**Exercise:**
Return the material exactly, first line through the line containing "64.9, 65.4, 68.0]", and nothing more. Pictures stay out.

-- Begin --

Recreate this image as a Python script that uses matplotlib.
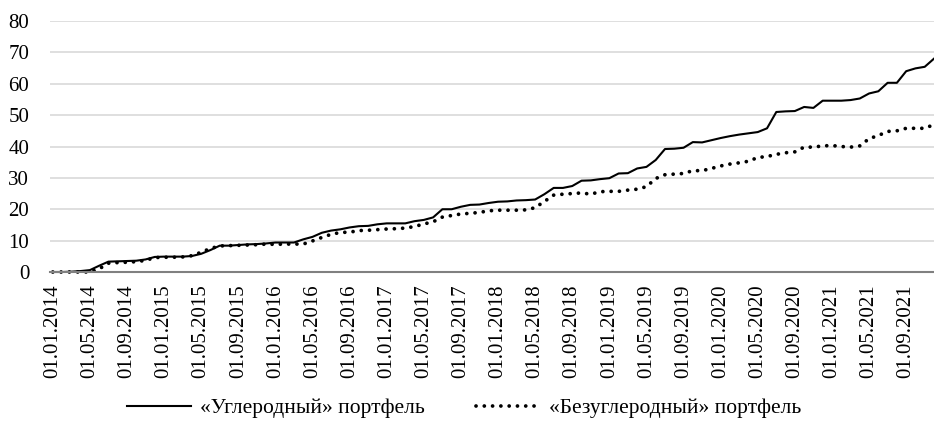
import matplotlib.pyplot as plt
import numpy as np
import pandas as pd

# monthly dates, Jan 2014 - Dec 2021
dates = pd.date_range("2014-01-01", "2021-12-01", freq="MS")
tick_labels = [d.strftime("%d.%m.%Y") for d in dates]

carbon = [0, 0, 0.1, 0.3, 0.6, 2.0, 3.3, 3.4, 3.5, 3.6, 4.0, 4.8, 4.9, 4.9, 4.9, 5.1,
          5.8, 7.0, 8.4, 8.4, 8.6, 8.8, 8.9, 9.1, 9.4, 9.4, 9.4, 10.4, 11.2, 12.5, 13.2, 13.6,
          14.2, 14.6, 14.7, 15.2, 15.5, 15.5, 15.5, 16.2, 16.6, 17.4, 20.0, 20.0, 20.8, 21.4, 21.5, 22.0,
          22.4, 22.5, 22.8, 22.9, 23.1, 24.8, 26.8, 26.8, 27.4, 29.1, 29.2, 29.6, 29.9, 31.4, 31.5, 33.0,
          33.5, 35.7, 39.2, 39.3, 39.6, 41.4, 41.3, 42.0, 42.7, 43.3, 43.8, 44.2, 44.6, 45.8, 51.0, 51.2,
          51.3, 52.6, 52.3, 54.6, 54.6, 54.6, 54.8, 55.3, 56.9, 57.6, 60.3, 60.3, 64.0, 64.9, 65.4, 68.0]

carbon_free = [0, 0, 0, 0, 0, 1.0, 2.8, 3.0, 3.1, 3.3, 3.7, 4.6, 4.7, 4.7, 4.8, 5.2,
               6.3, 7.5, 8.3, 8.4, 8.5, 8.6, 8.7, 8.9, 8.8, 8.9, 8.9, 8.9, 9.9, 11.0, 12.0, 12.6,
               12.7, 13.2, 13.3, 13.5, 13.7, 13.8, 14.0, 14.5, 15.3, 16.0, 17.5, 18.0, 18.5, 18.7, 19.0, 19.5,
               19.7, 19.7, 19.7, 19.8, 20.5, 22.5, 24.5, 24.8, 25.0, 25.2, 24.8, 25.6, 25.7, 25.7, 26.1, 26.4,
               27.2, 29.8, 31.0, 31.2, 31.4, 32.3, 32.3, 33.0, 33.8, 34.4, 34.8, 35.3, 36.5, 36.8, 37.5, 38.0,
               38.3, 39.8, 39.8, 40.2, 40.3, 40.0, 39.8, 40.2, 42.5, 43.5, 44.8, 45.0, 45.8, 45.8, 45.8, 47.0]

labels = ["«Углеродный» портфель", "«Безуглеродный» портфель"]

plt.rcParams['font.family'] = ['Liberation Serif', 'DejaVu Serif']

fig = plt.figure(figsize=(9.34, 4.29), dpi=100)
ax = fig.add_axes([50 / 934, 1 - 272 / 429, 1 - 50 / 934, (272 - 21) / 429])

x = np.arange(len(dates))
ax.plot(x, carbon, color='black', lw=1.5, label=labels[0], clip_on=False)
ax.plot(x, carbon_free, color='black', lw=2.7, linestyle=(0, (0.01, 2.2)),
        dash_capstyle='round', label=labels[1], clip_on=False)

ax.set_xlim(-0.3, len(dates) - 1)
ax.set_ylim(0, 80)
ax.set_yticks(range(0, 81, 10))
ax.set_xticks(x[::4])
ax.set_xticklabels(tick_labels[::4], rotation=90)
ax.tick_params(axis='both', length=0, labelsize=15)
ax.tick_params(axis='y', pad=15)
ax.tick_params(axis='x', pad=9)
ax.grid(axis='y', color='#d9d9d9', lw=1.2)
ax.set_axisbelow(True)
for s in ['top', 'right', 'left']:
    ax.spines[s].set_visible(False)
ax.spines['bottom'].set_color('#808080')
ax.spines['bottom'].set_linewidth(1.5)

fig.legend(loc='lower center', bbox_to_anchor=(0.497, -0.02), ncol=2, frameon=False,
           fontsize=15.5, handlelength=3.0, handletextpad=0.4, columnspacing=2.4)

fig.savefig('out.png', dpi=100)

-- End --

**Result of this task:**
Recreate this image as a Python script that uses matplotlib.
import matplotlib.pyplot as plt
import numpy as np
import pandas as pd

# monthly dates, Jan 2014 - Dec 2021
dates = pd.date_range("2014-01-01", "2021-12-01", freq="MS")
tick_labels = [d.strftime("%d.%m.%Y") for d in dates]

carbon = [0, 0, 0.1, 0.3, 0.6, 2.0, 3.3, 3.4, 3.5, 3.6, 4.0, 4.8, 4.9, 4.9, 4.9, 5.1,
          5.8, 7.0, 8.4, 8.4, 8.6, 8.8, 8.9, 9.1, 9.4, 9.4, 9.4, 10.4, 11.2, 12.5, 13.2, 13.6,
          14.2, 14.6, 14.7, 15.2, 15.5, 15.5, 15.5, 16.2, 16.6, 17.4, 20.0, 20.0, 20.8, 21.4, 21.5, 22.0,
          22.4, 22.5, 22.8, 22.9, 23.1, 24.8, 26.8, 26.8, 27.4, 29.1, 29.2, 29.6, 29.9, 31.4, 31.5, 33.0,
          33.5, 35.7, 39.2, 39.3, 39.6, 41.4, 41.3, 42.0, 42.7, 43.3, 43.8, 44.2, 44.6, 45.8, 51.0, 51.2,
          51.3, 52.6, 52.3, 54.6, 54.6, 54.6, 54.8, 55.3, 56.9, 57.6, 60.3, 60.3, 64.0, 64.9, 65.4, 68.0]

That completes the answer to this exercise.